> _Task objective_: Repeat the data word for word. Do not include the pictures.

> _Given information_:
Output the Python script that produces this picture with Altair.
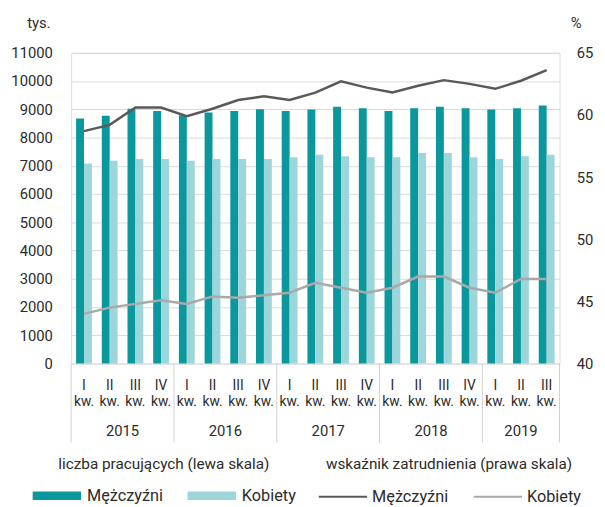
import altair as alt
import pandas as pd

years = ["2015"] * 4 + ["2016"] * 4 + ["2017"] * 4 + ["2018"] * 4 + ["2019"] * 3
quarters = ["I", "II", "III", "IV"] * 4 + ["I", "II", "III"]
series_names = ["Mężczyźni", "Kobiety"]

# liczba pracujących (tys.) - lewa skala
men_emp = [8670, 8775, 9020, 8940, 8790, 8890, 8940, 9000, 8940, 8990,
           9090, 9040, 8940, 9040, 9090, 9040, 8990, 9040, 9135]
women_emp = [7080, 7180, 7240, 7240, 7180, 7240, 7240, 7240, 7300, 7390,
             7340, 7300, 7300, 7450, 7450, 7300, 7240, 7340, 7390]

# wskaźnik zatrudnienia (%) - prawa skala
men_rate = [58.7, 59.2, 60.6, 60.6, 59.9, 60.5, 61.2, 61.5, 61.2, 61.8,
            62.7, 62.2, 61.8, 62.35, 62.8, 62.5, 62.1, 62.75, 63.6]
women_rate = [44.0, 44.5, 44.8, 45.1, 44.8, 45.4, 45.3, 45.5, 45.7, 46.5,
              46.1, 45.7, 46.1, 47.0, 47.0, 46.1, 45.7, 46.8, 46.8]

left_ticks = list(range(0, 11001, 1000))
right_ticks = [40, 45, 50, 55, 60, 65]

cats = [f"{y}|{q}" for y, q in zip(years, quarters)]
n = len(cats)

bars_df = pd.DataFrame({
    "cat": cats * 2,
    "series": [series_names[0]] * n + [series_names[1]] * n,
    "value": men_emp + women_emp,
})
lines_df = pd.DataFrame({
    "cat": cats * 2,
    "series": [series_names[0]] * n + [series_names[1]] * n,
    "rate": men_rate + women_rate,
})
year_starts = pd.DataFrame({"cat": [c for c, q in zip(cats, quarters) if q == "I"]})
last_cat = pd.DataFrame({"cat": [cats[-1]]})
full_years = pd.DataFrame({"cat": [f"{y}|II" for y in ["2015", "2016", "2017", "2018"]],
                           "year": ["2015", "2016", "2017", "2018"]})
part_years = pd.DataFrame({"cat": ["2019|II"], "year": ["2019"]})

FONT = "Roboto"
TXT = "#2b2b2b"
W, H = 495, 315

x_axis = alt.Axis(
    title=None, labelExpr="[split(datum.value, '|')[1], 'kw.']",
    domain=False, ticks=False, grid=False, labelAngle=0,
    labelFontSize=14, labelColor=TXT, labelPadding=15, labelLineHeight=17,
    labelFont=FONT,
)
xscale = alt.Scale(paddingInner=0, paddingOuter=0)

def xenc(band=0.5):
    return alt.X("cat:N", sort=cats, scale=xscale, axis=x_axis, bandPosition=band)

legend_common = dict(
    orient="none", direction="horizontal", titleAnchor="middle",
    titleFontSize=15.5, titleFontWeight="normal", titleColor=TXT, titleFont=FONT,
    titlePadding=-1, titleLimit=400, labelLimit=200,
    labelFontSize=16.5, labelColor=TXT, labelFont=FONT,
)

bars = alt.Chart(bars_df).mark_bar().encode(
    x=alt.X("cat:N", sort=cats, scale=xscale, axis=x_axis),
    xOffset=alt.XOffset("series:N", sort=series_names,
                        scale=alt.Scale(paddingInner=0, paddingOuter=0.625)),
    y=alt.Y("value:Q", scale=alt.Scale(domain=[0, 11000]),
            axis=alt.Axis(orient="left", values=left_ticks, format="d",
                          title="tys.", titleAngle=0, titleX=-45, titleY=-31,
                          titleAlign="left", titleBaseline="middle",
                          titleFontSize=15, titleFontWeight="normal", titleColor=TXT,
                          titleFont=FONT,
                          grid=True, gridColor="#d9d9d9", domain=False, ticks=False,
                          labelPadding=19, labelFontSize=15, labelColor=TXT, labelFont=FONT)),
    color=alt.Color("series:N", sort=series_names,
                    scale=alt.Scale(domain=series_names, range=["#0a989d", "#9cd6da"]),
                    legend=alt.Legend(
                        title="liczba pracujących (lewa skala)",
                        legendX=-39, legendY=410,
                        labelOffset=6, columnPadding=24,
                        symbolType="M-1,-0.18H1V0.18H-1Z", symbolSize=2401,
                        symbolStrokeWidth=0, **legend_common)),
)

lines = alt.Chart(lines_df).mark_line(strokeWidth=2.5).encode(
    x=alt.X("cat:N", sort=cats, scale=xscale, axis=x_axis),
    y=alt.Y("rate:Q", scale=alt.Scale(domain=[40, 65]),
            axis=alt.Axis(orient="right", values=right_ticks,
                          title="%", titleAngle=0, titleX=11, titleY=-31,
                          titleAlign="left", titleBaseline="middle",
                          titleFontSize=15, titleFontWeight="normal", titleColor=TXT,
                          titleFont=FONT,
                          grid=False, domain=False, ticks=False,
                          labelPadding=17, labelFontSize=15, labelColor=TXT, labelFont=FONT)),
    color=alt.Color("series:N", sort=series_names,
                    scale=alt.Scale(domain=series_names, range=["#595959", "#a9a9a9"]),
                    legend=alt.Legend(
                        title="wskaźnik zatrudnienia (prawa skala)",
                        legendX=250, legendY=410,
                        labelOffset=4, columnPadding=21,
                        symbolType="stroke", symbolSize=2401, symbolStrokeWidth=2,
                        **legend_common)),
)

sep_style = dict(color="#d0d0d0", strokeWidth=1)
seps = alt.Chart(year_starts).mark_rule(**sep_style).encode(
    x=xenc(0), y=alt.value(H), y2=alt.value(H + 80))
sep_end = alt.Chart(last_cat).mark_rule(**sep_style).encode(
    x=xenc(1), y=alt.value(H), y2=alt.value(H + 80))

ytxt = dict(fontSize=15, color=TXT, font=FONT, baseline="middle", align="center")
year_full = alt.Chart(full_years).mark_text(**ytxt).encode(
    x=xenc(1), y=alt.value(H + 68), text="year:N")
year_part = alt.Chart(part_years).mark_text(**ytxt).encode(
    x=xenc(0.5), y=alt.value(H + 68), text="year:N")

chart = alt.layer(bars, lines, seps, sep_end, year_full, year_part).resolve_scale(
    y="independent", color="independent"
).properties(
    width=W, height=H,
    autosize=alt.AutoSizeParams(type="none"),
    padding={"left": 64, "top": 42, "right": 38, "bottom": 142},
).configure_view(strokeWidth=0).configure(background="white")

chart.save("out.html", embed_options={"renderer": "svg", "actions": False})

> _Exercise answer_:
Output the Python script that produces this picture with Altair.
import altair as alt
import pandas as pd

years = ["2015"] * 4 + ["2016"] * 4 + ["2017"] * 4 + ["2018"] * 4 + ["2019"] * 3
quarters = ["I", "II", "III", "IV"] * 4 + ["I", "II", "III"]
series_names = ["Mężczyźni", "Kobiety"]

# liczba pracujących (tys.) - lewa skala
men_emp = [8670, 8775, 9020, 8940, 8790, 8890, 8940, 9000, 8940, 8990,
           9090, 9040, 8940, 9040, 9090, 9040, 8990, 9040, 9135]
women_emp = [7080, 7180, 7240, 7240, 7180, 7240, 7240, 7240, 7300, 7390,
             7340, 7300, 7300, 7450, 7450, 7300, 7240, 7340, 7390]

# wskaźnik zatrudnienia (%) - prawa skala
men_rate = [58.7, 59.2, 60.6, 60.6, 59.9, 60.5, 61.2, 61.5, 61.2, 61.8,
            62.7, 62.2, 61.8, 62.35, 62.8, 62.5, 62.1, 62.75, 63.6]
women_rate = [44.0, 44.5, 44.8, 45.1, 44.8, 45.4, 45.3, 45.5, 45.7, 46.5,
              46.1, 45.7, 46.1, 47.0, 47.0, 46.1, 45.7, 46.8, 46.8]

left_ticks = list(range(0, 11001, 1000))
right_ticks = [40, 45, 50, 55, 60, 65]

cats = [f"{y}|{q}" for y, q in zip(years, quarters)]
n = len(cats)

bars_df = pd.DataFrame({
    "cat": cats * 2,
    "series": [series_names[0]] * n + [series_names[1]] * n,
    "value": men_emp + women_emp,
})
lines_df = pd.DataFrame({
    "cat": cats * 2,
    "series": [series_names[0]] * n + [series_names[1]] * n,
    "rate": men_rate + women_rate,
})
year_starts = pd.DataFrame({"cat": [c for c, q in zip(cats, quarters) if q == "I"]})
last_cat = pd.DataFrame({"cat": [cats[-1]]})
full_years = pd.DataFrame({"cat": [f"{y}|II" for y in ["2015", "2016", "2017", "2018"]],
                           "year": ["2015", "2016", "2017", "2018"]})
part_years = pd.DataFrame({"cat": ["2019|II"], "year": ["2019"]})

FONT = "Roboto"
TXT = "#2b2b2b"
W, H = 495, 315

x_axis = alt.Axis(
    title=None, labelExpr="[split(datum.value, '|')[1], 'kw.']",
    domain=False, ticks=False, grid=False, labelAngle=0,
    labelFontSize=14, labelColor=TXT, labelPadding=15, labelLineHeight=17,
    labelFont=FONT,
)
xscale = alt.Scale(paddingInner=0, paddingOuter=0)

def xenc(band=0.5):
    return alt.X("cat:N", sort=cats, scale=xscale, axis=x_axis, bandPosition=band)

legend_common = dict(
    orient="none", direction="horizontal", titleAnchor="middle",
    titleFontSize=15.5, titleFontWeight="normal", titleColor=TXT, titleFont=FONT,
    titlePadding=-1, titleLimit=400, labelLimit=200,
    labelFontSize=16.5, labelColor=TXT, labelFont=FONT,
)

bars = alt.Chart(bars_df).mark_bar().encode(
    x=alt.X("cat:N", sort=cats, scale=xscale, axis=x_axis),
    xOffset=alt.XOffset("series:N", sort=series_names,
                        scale=alt.Scale(paddingInner=0, paddingOuter=0.625)),
    y=alt.Y("value:Q", scale=alt.Scale(domain=[0, 11000]),
            axis=alt.Axis(orient="left", values=left_ticks, format="d",
                          title="tys.", titleAngle=0, titleX=-45, titleY=-31,
                          titleAlign="left", titleBaseline="middle",
                          titleFontSize=15, titleFontWeight="normal", titleColor=TXT,
                          titleFont=FONT,
                          grid=True, gridColor="#d9d9d9", domain=False, ticks=False,
                          labelPadding=19, labelFontSize=15, labelColor=TXT, labelFont=FONT)),
    color=alt.Color("series:N", sort=series_names,
                    scale=alt.Scale(domain=series_names, range=["#0a989d", "#9cd6da"]),
                    legend=alt.Legend(
                        title="liczba pracujących (lewa skala)",
                        legendX=-39, legendY=410,
                        labelOffset=6, columnPadding=24,
                        symbolType="M-1,-0.18H1V0.18H-1Z", symbolSize=2401,
                        symbolStrokeWidth=0, **legend_common)),
)

lines = alt.Chart(lines_df).mark_line(strokeWidth=2.5).encode(
    x=alt.X("cat:N", sort=cats, scale=xscale, axis=x_axis),
    y=alt.Y("rate:Q", scale=alt.Scale(domain=[40, 65]),
            axis=alt.Axis(orient="right", values=right_ticks,
                          title="%", titleAngle=0, titleX=11, titleY=-31,
                          titleAlign="left", titleBaseline="middle",
                          titleFontSize=15, titleFontWeight="normal", titleColor=TXT,
                          titleFont=FONT,
                          grid=False, domain=False, ticks=False,
                          labelPadding=17, labelFontSize=15, labelColor=TXT, labelFont=FONT)),
    color=alt.Color("series:N", sort=series_names,
                    scale=alt.Scale(domain=series_names, range=["#595959", "#a9a9a9"]),
                    legend=alt.Legend(
                        title="wskaźnik zatrudnienia (prawa skala)",
                        legendX=250, legendY=410,
                        labelOffset=4, columnPadding=21,
                        symbolType="stroke", symbolSize=2401, symbolStrokeWidth=2,
                        **legend_common)),
)

sep_style = dict(color="#d0d0d0", strokeWidth=1)
seps = alt.Chart(year_starts).mark_rule(**sep_style).encode(
    x=xenc(0), y=alt.value(H), y2=alt.value(H + 80))
sep_end = alt.Chart(last_cat).mark_rule(**sep_style).encode(
    x=xenc(1), y=alt.value(H), y2=alt.value(H + 80))

ytxt = dict(fontSize=15, color=TXT, font=FONT, baseline="middle", align="center")
year_full = alt.Chart(full_years).mark_text(**ytxt).encode(
    x=xenc(1), y=alt.value(H + 68), text="year:N")
year_part = alt.Chart(part_years).mark_text(**ytxt).encode(
    x=xenc(0.5), y=alt.value(H + 68), text="year:N")

chart = alt.layer(bars, lines, seps, sep_end, year_full, year_part).resolve_scale(
    y="independent", color="independent"
).properties(
    width=W, height=H,
    autosize=alt.AutoSizeParams(type="none"),
    padding={"left": 64, "top": 42, "right": 38, "bottom": 142},
).configure_view(strokeWidth=0).configure(background="white")

chart.save("out.html", embed_options={"renderer": "svg", "actions": False})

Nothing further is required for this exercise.